The alternative embodiments explained above in connection with the radiation detector can be accordingly provided in connection with the method for measuring radiation with the radiation detector.

DESCRIPTION OF EXAMPLES OF EMBODIMENT

Further examples of embodiment are explained below in greater detail by reference to figures of a drawing. In the figures:

FIG. 1 shows a diagrammatic cross-sectional representation of a radiation detector with a closed radiation window;

FIG. 2 shows a diagrammatic cross-sectional representation of a radiation detector with an open radiation window;

FIG. 3 shows a diagrammatic representation of an arrangement with a radiation sensor, which is mounted on a displacement device and a temperature-regulating device; and

FIG. 4 shows a diagrammatic representation of an arrangement with a radiation sensor, which is mounted on a temperature-regulating device and a displacement device.

FIG. 1 shows a diagrammatic representation of a radiation detector, wherein a radiation sensor 2, for example a CCD sensor, is disposed in an evacuated environment 1a in a detector housing 1. In the embodiment shown, detector housing 1 comprises a bottom part 3 and a top part 4 as housing components. Bottom part 3 and top part 1 are connected via a seal 5.

A radiation window 6 is integrated into detector housing 1, which in the shown embodiment in FIG. 1 is closed with a window part 7. A chamber 1a closed fluid-tight against the surroundings is created in detector housing 1, said chamber being able to be evacuated via a fluid connecting piece 8 in top part 4, for example for the formation of high vacuum. Alternatively or in addition, a fluid can be introduced into closed chamber 1a via fluid connecting piece 8.

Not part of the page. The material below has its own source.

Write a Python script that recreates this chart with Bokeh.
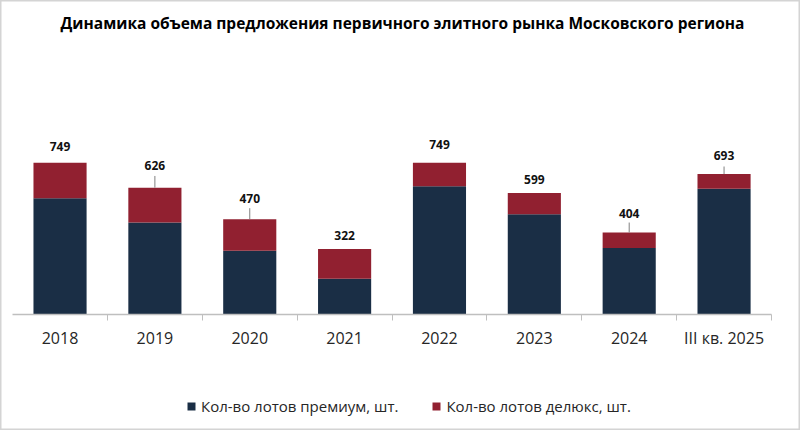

In the embodiment shown in FIG. 1, a further fluid connecting piece 8a is provided in bottom part 3, which serves the same purpose as fluid connecting piece 8. It is also possible for only one of fluid connecting pieces 8, 8a to be provided.

Radiation sensor 2 is mounted on bottom part 3 with the aid of a mounting device 9. In the represented embodiment, mounting device 9 is constituted by a temperature-regulating device 10, for example a Peltier element, as well as a displacement device 11, which for example comprises a translation device. With the aid of displacement device 11, radiation sensor 2 can be displaced inside detector housing 1 into different measurement positions, so that radiation passing through radiation window 6 at the time can be detected with the aid of radiation sensor 2.

Connections 12, which serve in particular to supply radiation sensor 2 with electrical energy, are led out of detector housing 1 via fluid-tight housing bushings 13.

Further fluid-tight housing bushings for lines and/or hoses can be provided, for example in bottom part 3, which for example couple with temperature-regulating device 10 in detector housing 1.

FIGS. 3 and 4 show diagrammatic representations, wherein mounting device 9 is constituted by a stacked arrangement of temperature-regulating device 10 and displacement device 11. In the embodiment in FIG. 3, displacement device 11 is disposed on bottom part 3. Temperature-regulating device 10 is mounted on displacement device 11. This arrangement is reversed in the embodiment in FIG. 4.

In the example of embodiment in FIG. 3, thermal heat bridges 30 are provided between temperature-regulating device 10 and bottom part 3. In the embodiment in FIG. 4, thermal cold bridges 40 are disposed between radiation sensor 2 and temperature-regulating device 10 lying below. Thermal heat bridge 30 and thermal cold bridges 40 are constituted separate from temperature-regulating device 10 and displacement device 11.

The features disclosed in the above description, the claims and the drawing can be of importance both individually and in an arbitrary combination for the implementation of the various embodiments.